For example, a company might be looking to pull raw data from a database or CRM system and move it to a data lake or data warehouse for predictive analytics. To ensure this process is done efficiently, a comprehensive data strategy needs to be deployed necessitating the creation of a data pipeline.

What is a Data Pipeline?

A data pipeline is a set of actions organized into processing steps that integrates raw data from multiple sources to one destination for storage, business intelligence (BI), data analysis, and visualization.

There are three key elements to a data pipeline: source, processing, and destination. The source is the starting point for a data pipeline. Data sources may include relational databases and data from SaaS applications. There are two different methods for processing or ingesting models: batch processing and stream processing.

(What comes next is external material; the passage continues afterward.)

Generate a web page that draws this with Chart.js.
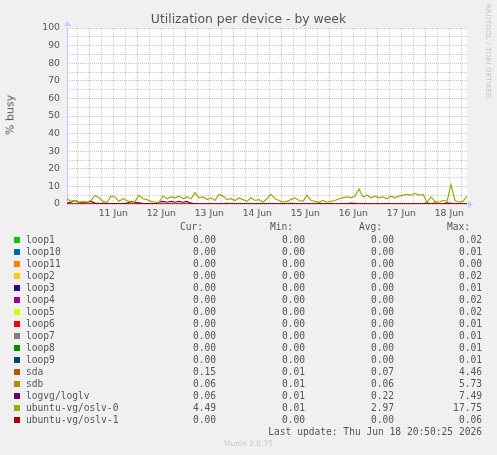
<!DOCTYPE html>
<html>
<head>
<meta charset="utf-8" />
<script src="https://cdn.jsdelivr.net/npm/chart.js"></script>
<style>
  html, body { margin: 0; padding: 0; background: #f0f0f0; }
  body { width: 497px; height: 455px; position: relative; overflow: hidden; font-family: "DejaVu Sans", sans-serif; color: #555; }
  #wrap { position: absolute; left: 0; top: 0; width: 497px; height: 225px; }
  .abs { position: absolute; white-space: pre; }
  #title { left: 0; width: 497px; top: 11px; text-align: center; font-size: 12.4px; color: #555; }
  #ylabel { left: 10px; top: 115px; font-size: 11px; transform: translate(-50%, -50%) rotate(-90deg); }
  #rrd { left: 484px; top: 4px; font-size: 7px; color: #c4c4c4; writing-mode: vertical-rl; letter-spacing: 0.2px; }
  .mono { font-family: "DejaVu Sans Mono", monospace; font-size: 9.6px; color: #555; line-height: 12px; }
  .sq { position: absolute; width: 6px; height: 6px; }
  #munin { left: 0; width: 497px; top: 439px; text-align: center; font-size: 7.5px; color: #c8c8c8; }
</style>
</head>
<body>
<div id="wrap"><canvas id="chart" width="497" height="225"></canvas></div>
<div id="title" class="abs">Utilization per device - by week</div>
<div id="ylabel" class="abs">% busy</div>
<div id="rrd" class="abs">RRDTOOL / TOBI OETIKER</div>
<div id="legend"></div>
<div id="munin" class="abs">Munin 2.0.75</div>
<script>
// hours since Jun 10 00:00; week window ends at Jun 18 20:50
const startHour = 12.83;
const endHour = 212.83;
const stepHours = 2;
const dayLabels = ["11 Jun", "12 Jun", "13 Jun", "14 Jun", "15 Jun", "16 Jun", "17 Jun", "18 Jun"];

const seriesNames = ["loop1", "loop10", "loop11", "loop2", "loop3", "loop4", "loop5", "loop6", "loop7", "loop8", "loop9",
  "sda", "sdb", "logvg/loglv", "ubuntu-vg/oslv-0", "ubuntu-vg/oslv-1"];
const seriesColors = ["#00cc00", "#0066b3", "#ff8000", "#ffcc00", "#330099", "#990099", "#ccff00", "#ff0000", "#808080",
  "#008f00", "#00487d", "#b35a00", "#b38f00", "#6b006b", "#8fb300", "#b30000"];
const curVals = ["0.00","0.00","0.00","0.00","0.00","0.00","0.00","0.00","0.00","0.00","0.00","0.15","0.06","0.06","4.49","0.00"];
const minVals = ["0.00","0.00","0.00","0.00","0.00","0.00","0.00","0.00","0.00","0.00","0.00","0.01","0.01","0.01","0.01","0.00"];
const avgVals = ["0.00","0.00","0.00","0.00","0.00","0.00","0.00","0.00","0.00","0.00","0.00","0.07","0.06","0.22","2.97","0.00"];
const maxVals = ["0.02","0.01","0.00","0.02","0.01","0.02","0.02","0.01","0.01","0.01","0.01","4.46","5.73","7.49","17.75","0.06"];

// idle devices: flat at zero over the whole window
const flatZero = [0, 0];

// sampled every 2 hours from startHour
const sda = [0.1,0.1,0.1,0.6,0.1,0.1,0.1,0.1,0.1,0.5, 0.1,0.1,0.1,0.1,0.1,0.1,0.1,0.1,0.8,0.1,
  0.1,0.1,0.1,0.1,0.4,0.1,0.1,0.1,0.1,0.1, 0.1,0.6,0.1,0.1,0.1,0.1,0.1,0.1,0.1,0.1,
  0.5,0.1,0.1,0.1,0.1,0.1,0.1,0.1,0.4,0.1, 0.1,0.1,0.1,0.1,0.1,0.1,0.5,0.1,0.1,0.1,
  0.1,0.1,0.1,0.6,0.1,0.1,0.1,0.1,0.1,0.1, 0.1,0.1,0.5,0.1,0.1,0.1,0.1,0.1,0.1,0.1,
  0.4,0.1,0.1,0.1,0.1,0.1,0.1,0.1,0.1,0.1, 0.8,0.1,0.6,0.1,0.1,0.1,0.5,0.1,0.1,0.1, 0.15];
const sdb = [0.05,0.05,0.05,0.05,0.05,0.05,0.05,0.05,0.05,0.05, 0.4,0.05,0.05,0.05,0.05,0.05,0.05,0.05,0.05,0.05,
  0.05,0.05,0.05,0.05,0.05,0.05,0.05,0.05,0.05,0.05, 0.05,0.05,0.05,0.05,0.05,0.05,0.05,0.05,0.05,0.05,
  0.05,0.05,0.05,0.05,0.05,0.3,0.05,0.05,0.05,0.05, 0.05,0.05,0.05,0.05,0.05,0.05,0.05,0.05,0.05,0.05,
  0.05,0.05,0.05,0.05,0.05,0.05,0.05,0.05,0.05,0.05, 0.4,0.05,0.05,0.05,0.05,0.05,0.05,0.05,0.05,0.05,
  0.05,0.05,0.05,0.05,0.05,0.05,0.05,0.05,0.05,0.05, 0.05,0.05,0.05,0.05,0.05,0.3,0.05,0.05,0.05,0.05, 0.06];
const logvg = [0.5,1,2,1,0.5,1,1.5,0.5,0.3,0.2, 0.2,0.2,0.2,0.2,0.2,0.5,1.5,1,0.5,0.2,
  0.2,0.2,0.2,1,1.5,1,1.5,1,1.5,1, 1.5,0.3,0.1,0.1,0.1,0.1,0.1,0.1,0.1,0.1,
  0.1,0.1,0.1,0.1,0.1,0.1,0.1,0.1,0.1,0.1, 0.1,0.1,0.1,0.1,0.1,0.1,0.1,0.1,0.1,0.1,
  0.1,0.1,0.1,0.1,0.1,0.1,0.1,0.1,0.1,0.1, 0.1,0.5,0.1,0.1,0.1,0.1,0.1,0.1,0.1,0.1,
  0.1,0.1,0.1,0.1,0.1,0.1,0.1,0.1,0.1,0.1, 0.1,0.1,0.1,0.1,0.1,0.6,0.1,0.1,0.1,0.1, 0.06];
const oslv0 = [3,1.5,2,1,1.5,1,2,5,3.5,1.5, 1,4.5,4,1.5,3,2,1,1.5,5,3,
  2.5,1.5,1,1,4.5,3,4,3.5,4.5,3, 4,3,6.5,3.5,4,2.5,3.5,2,5.5,4.5,
  2.5,3,2,3.5,2.5,1.5,3.5,2,2.5,1, 3,5.5,3,2,1,1.5,2.5,3.5,2,1.5,
  5,2,1.5,1,2,1,1.5,2,3,3.5, 4,3.5,4.5,8.5,4,5,3.5,4.5,3.5,4,
  3,4.5,3.5,4.5,5,5.5,5,6,5,5.5, 1,4,1.5,1,2,1.5,11,2,1,1.5, 4.5];

function sampled(values) {
  return values.map((v, i) => ({ x: startHour + i * stepHours, y: v }));
}
function flat(values) {
  return [{ x: startHour, y: values[0] }, { x: endHour, y: values[1] }];
}

const seriesData = seriesNames.map((name) => {
  if (name === "sda") return sampled(sda);
  if (name === "sdb") return sampled(sdb);
  if (name === "logvg/loglv") return sampled(logvg);
  if (name === "ubuntu-vg/oslv-0") return sampled(oslv0);
  return flat(flatZero);
});

// legend table below the graph
const legend = document.getElementById("legend");
function addText(txt, left, right, top) {
  const d = document.createElement("div");
  d.className = "abs mono";
  d.textContent = txt;
  d.style.top = (top - 6) + "px";
  if (left != null) d.style.left = left + "px";
  else d.style.right = (497 - right) + "px";
  legend.appendChild(d);
}
addText("Cur:", null, 203, 227);
addText("Min:", null, 293, 227);
addText("Avg:", null, 382, 227);
addText("Max:", null, 470, 227);
seriesNames.forEach((name, i) => {
  const y = 239.7 + i * 12;
  const sq = document.createElement("div");
  sq.className = "sq";
  sq.style.left = "14px";
  sq.style.top = (y - 3) + "px";
  sq.style.background = seriesColors[i];
  legend.appendChild(sq);
  addText(name, 26, null, y);
  addText(curVals[i], null, 216, y);
  addText(minVals[i], null, 305, y);
  addText(avgVals[i], null, 394, y);
  addText(maxVals[i], null, 482, y);
});
addText("Last update: Thu Jun 18 20:50:25 2026", null, 482, 431.7);

const arrows = {
  id: "arrows",
  afterDraw(chart) {
    const { ctx, chartArea: a } = chart;
    ctx.save();
    ctx.fillStyle = "#c8c8ff";
    ctx.beginPath();
    ctx.moveTo(a.left - 3, a.top - 2);
    ctx.lineTo(a.left + 0.5, a.top - 7);
    ctx.lineTo(a.left + 4, a.top - 2);
    ctx.closePath();
    ctx.fill();
    ctx.beginPath();
    ctx.moveTo(a.right + 1, a.bottom - 3.5);
    ctx.lineTo(a.right + 6, a.bottom + 0.5);
    ctx.lineTo(a.right + 1, a.bottom + 4);
    ctx.closePath();
    ctx.fill();
    ctx.restore();
  }
};

const whiteArea = {
  id: "whiteArea",
  beforeDraw(chart) {
    const { ctx, chartArea: a } = chart;
    ctx.save();
    ctx.fillStyle = "#ffffff";
    ctx.fillRect(a.left, a.top, a.right - a.left, a.bottom - a.top);
    ctx.restore();
  }
};

const gridTicks = [];
for (let h = 18; h <= 210; h += 6) gridTicks.push(h);

const majorGrid = "rgba(235,110,110,0.5)";
const minorGrid = "#cdcdcd";

new Chart(document.getElementById("chart"), {
  type: "line",
  data: {
    datasets: seriesNames.map((name, i) => ({
      label: name,
      data: seriesData[i],
      borderColor: seriesColors[i],
      backgroundColor: seriesColors[i],
      borderWidth: 1.2,
      pointRadius: 0,
      tension: 0,
      order: seriesNames.length - i
    }))
  },
  options: {
    responsive: false,
    animation: false,
    events: [],
    layout: { padding: { top: 28, right: 30, left: 0, bottom: 0 } },
    plugins: { legend: { display: false }, tooltip: { enabled: false }, title: { display: false } },
    scales: {
      x: {
        type: "linear",
        min: startHour,
        max: endHour,
        afterBuildTicks: (s) => { s.ticks = gridTicks.map((v) => ({ value: v })); },
        afterFit: (s) => { s.height = 21; },
        ticks: {
          autoSkip: false,
          maxRotation: 0,
          padding: 4,
          color: "#555",
          font: { family: "DejaVu Sans", size: 9.3 },
          callback: (v) => (v % 24 === 12 ? dayLabels[Math.round((v - 36) / 24)] : "")
        },
        grid: {
          drawTicks: false,
          lineWidth: 1,
          color: (c) => (c.tick && c.tick.value % 24 === 0 ? majorGrid : minorGrid)
        },
        border: { display: false, dash: [1, 1] }
      },
      y: {
        min: 0,
        max: 100,
        afterFit: (s) => { s.width = 67; },
        ticks: {
          stepSize: 5,
          autoSkip: false,
          padding: 7,
          color: "#555",
          font: { family: "DejaVu Sans", size: 9.3 },
          callback: (v) => (v % 10 === 0 ? String(v) : "")
        },
        grid: {
          drawTicks: false,
          lineWidth: 1,
          color: (c) => (c.tick && c.tick.value % 10 === 0 ? majorGrid : minorGrid)
        },
        border: { display: true, color: "#c8c8ff", width: 1, dash: [1, 1] }
      }
    }
  },
  plugins: [whiteArea, arrows]
});
</script>
</body>
</html>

  • Batch processing: Occurs when the source data is collected periodically and sent to the destination system. Batch processing enables the complex analysis of large datasets. As patch processing occurs periodically, the insights gained from this type of processing are from information and activities that occurred in the past.
  • Stream processing: Occurs in real-time, sourcing, manipulating, and loading the data as soon as it’s created. Stream processing may be more appropriate when timeliness is important because it takes less time than batch processing. Additionally, stream processing comes with lower cost and lower maintenance.

The destination is where the data is stored, such as an on-premises or cloud-based location like a data warehouse, a data lake, a data mart, or a certain application. The destination may also be referred to as a “sink”.

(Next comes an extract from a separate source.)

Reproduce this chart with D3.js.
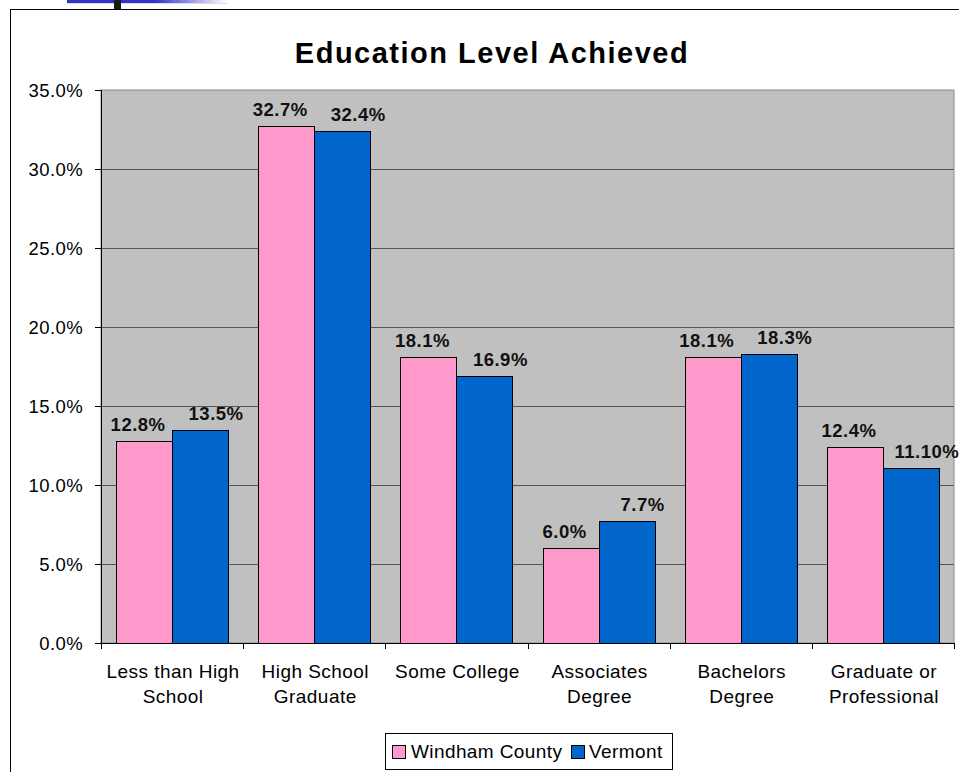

Data Pipeline vs. ETL Pipeline

One popular subset of a data pipeline is an ETL pipeline, which stands for extract, transform, and load. While popular, the term is not interchangeable with the umbrella term of “data pipeline”. An ETL pipeline is a series of processes that extract data from a source, transform it, and load it into a destination. The source might be business systems or marketing tools with a data warehouse as a destination.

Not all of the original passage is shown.